# Aim
Each line that follows is to be retyped exactly.

○ ○ ○ ○ ○ ○ ○

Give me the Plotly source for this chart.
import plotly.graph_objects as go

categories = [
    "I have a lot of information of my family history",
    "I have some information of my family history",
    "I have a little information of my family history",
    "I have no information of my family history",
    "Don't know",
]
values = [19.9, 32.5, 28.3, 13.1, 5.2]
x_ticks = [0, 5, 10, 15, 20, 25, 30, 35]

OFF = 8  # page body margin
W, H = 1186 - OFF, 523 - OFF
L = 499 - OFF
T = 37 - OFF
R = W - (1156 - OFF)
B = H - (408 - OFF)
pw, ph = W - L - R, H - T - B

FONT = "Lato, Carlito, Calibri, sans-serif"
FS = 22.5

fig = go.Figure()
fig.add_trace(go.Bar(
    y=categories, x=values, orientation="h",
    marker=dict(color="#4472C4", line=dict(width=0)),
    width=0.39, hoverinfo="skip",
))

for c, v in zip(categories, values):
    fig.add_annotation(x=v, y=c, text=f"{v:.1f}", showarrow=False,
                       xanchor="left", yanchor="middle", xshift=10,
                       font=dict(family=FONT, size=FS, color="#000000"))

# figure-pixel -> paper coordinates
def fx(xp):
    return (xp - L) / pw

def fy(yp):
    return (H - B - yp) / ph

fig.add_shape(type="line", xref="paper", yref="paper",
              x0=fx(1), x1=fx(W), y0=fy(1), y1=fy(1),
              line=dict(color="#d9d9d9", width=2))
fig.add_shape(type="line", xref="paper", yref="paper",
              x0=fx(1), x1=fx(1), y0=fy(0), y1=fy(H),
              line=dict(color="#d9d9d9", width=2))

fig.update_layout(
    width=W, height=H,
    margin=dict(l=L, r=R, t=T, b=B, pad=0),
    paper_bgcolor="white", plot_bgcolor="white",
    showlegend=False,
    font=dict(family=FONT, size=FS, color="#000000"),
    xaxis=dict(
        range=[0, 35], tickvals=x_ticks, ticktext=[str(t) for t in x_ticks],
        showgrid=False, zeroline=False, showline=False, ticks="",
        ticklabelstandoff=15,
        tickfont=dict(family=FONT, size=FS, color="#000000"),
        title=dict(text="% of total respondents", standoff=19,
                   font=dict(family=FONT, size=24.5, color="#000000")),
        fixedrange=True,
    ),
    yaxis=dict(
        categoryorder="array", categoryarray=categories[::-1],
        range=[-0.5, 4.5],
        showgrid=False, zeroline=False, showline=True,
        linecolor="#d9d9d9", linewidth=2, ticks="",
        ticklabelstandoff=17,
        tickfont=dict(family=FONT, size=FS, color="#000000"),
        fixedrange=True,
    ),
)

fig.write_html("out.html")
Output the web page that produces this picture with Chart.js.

○ ○ ○ ○ ○ ○ ○

# Reply
Give me the Plotly source for this chart.
import plotly.graph_objects as go

categories = [
    "I have a lot of information of my family history",
    "I have some information of my family history",
    "I have a little information of my family history",
    "I have no information of my family history",
    "Don't know",
]
values = [19.9, 32.5, 28.3, 13.1, 5.2]
x_ticks = [0, 5, 10, 15, 20, 25, 30, 35]

OFF = 8  # page body margin
W, H = 1186 - OFF, 523 - OFF
L = 499 - OFF
T = 37 - OFF
R = W - (1156 - OFF)
B = H - (408 - OFF)
pw, ph = W - L - R, H - T - B

FONT = "Lato, Carlito, Calibri, sans-serif"
FS = 22.5

fig = go.Figure()
fig.add_trace(go.Bar(
    y=categories, x=values, orientation="h",
    marker=dict(color="#4472C4", line=dict(width=0)),
    width=0.39, hoverinfo="skip",
))

for c, v in zip(categories, values):
    fig.add_annotation(x=v, y=c, text=f"{v:.1f}", showarrow=False,
                       xanchor="left", yanchor="middle", xshift=10,
                       font=dict(family=FONT, size=FS, color="#000000"))

# figure-pixel -> paper coordinates
def fx(xp):
    return (xp - L) / pw

def fy(yp):
    return (H - B - yp) / ph

fig.add_shape(type="line", xref="paper", yref="paper",
              x0=fx(1), x1=fx(W), y0=fy(1), y1=fy(1),
              line=dict(color="#d9d9d9", width=2))
fig.add_shape(type="line", xref="paper", yref="paper",
              x0=fx(1), x1=fx(1), y0=fy(0), y1=fy(H),
              line=dict(color="#d9d9d9", width=2))

fig.update_layout(
    width=W, height=H,
    margin=dict(l=L, r=R, t=T, b=B, pad=0),
    paper_bgcolor="white", plot_bgcolor="white",
    showlegend=False,
    font=dict(family=FONT, size=FS, color="#000000"),
    xaxis=dict(
        range=[0, 35], tickvals=x_ticks, ticktext=[str(t) for t in x_ticks],
        showgrid=False, zeroline=False, showline=False, ticks="",
        ticklabelstandoff=15,
        tickfont=dict(family=FONT, size=FS, color="#000000"),
        title=dict(text="% of total respondents", standoff=19,
                   font=dict(family=FONT, size=24.5, color="#000000")),
        fixedrange=True,
    ),
    yaxis=dict(
        categoryorder="array", categoryarray=categories[::-1],
        range=[-0.5, 4.5],
        showgrid=False, zeroline=False, showline=True,
        linecolor="#d9d9d9", linewidth=2, ticks="",
        ticklabelstandoff=17,
        tickfont=dict(family=FONT, size=FS, color="#000000"),
        fixedrange=True,
    ),
)

fig.write_html("out.html")
Output the web page that produces this picture with Chart.js.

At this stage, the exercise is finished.